Extract the lines from the start through the line that holds "(c1) at (128,382)", both included, omitting all images.

+--

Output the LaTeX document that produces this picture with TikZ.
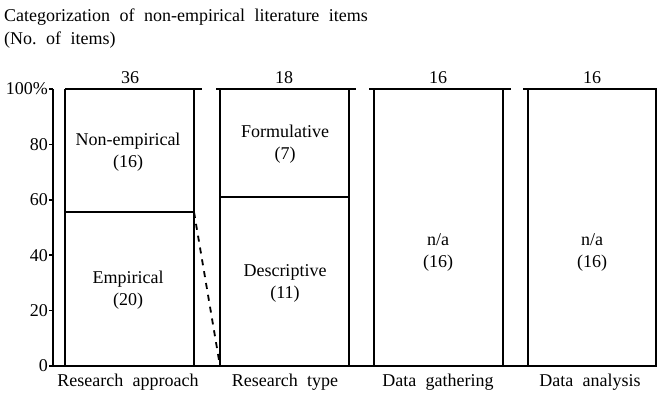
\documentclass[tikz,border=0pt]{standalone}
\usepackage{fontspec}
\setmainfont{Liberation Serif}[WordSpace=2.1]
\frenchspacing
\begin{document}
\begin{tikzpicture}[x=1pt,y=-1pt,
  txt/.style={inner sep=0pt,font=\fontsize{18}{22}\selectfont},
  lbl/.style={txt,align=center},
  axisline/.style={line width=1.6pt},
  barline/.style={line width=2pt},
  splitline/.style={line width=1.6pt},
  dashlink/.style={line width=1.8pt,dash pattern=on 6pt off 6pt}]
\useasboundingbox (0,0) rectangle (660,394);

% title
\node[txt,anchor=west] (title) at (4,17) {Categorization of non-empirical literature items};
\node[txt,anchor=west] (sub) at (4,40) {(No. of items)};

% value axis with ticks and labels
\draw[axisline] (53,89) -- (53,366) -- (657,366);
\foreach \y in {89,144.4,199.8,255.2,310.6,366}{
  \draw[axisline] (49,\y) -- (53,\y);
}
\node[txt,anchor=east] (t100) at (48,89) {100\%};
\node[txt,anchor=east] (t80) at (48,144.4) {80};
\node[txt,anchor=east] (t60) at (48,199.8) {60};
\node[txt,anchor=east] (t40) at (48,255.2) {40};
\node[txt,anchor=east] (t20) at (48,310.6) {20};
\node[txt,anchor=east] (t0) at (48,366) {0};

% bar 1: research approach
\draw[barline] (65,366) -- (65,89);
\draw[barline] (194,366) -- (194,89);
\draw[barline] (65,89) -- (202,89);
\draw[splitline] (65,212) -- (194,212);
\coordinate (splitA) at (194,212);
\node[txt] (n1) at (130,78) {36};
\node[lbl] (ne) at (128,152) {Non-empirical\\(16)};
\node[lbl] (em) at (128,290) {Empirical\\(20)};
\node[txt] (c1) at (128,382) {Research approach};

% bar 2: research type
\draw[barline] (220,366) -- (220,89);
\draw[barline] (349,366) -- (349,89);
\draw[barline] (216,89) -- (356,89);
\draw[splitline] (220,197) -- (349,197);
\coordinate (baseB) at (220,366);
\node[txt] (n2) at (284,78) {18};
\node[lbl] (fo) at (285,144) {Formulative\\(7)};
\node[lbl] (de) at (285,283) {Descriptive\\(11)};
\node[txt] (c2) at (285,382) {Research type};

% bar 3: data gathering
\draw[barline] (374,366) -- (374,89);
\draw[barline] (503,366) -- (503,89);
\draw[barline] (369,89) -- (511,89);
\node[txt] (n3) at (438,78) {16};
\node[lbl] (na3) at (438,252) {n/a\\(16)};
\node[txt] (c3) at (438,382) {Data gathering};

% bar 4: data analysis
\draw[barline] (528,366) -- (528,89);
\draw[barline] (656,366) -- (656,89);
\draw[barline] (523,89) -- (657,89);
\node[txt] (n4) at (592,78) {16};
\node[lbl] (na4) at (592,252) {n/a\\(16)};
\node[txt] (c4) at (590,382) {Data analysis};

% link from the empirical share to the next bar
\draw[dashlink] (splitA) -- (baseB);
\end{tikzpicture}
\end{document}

+--

> Response to this task
Output the LaTeX document that produces this picture with TikZ.
\documentclass[tikz,border=0pt]{standalone}
\usepackage{fontspec}
\setmainfont{Liberation Serif}[WordSpace=2.1]
\frenchspacing
\begin{document}
\begin{tikzpicture}[x=1pt,y=-1pt,
  txt/.style={inner sep=0pt,font=\fontsize{18}{22}\selectfont},
  lbl/.style={txt,align=center},
  axisline/.style={line width=1.6pt},
  barline/.style={line width=2pt},
  splitline/.style={line width=1.6pt},
  dashlink/.style={line width=1.8pt,dash pattern=on 6pt off 6pt}]
\useasboundingbox (0,0) rectangle (660,394);

% title
\node[txt,anchor=west] (title) at (4,17) {Categorization of non-empirical literature items};
\node[txt,anchor=west] (sub) at (4,40) {(No. of items)};

% value axis with ticks and labels
\draw[axisline] (53,89) -- (53,366) -- (657,366);
\foreach \y in {89,144.4,199.8,255.2,310.6,366}{
  \draw[axisline] (49,\y) -- (53,\y);
}
\node[txt,anchor=east] (t100) at (48,89) {100\%};
\node[txt,anchor=east] (t80) at (48,144.4) {80};
\node[txt,anchor=east] (t60) at (48,199.8) {60};
\node[txt,anchor=east] (t40) at (48,255.2) {40};
\node[txt,anchor=east] (t20) at (48,310.6) {20};
\node[txt,anchor=east] (t0) at (48,366) {0};

% bar 1: research approach
\draw[barline] (65,366) -- (65,89);
\draw[barline] (194,366) -- (194,89);
\draw[barline] (65,89) -- (202,89);
\draw[splitline] (65,212) -- (194,212);
\coordinate (splitA) at (194,212);
\node[txt] (n1) at (130,78) {36};
\node[lbl] (ne) at (128,152) {Non-empirical\\(16)};
\node[lbl] (em) at (128,290) {Empirical\\(20)};
\node[txt] (c1) at (128,382) {Research approach};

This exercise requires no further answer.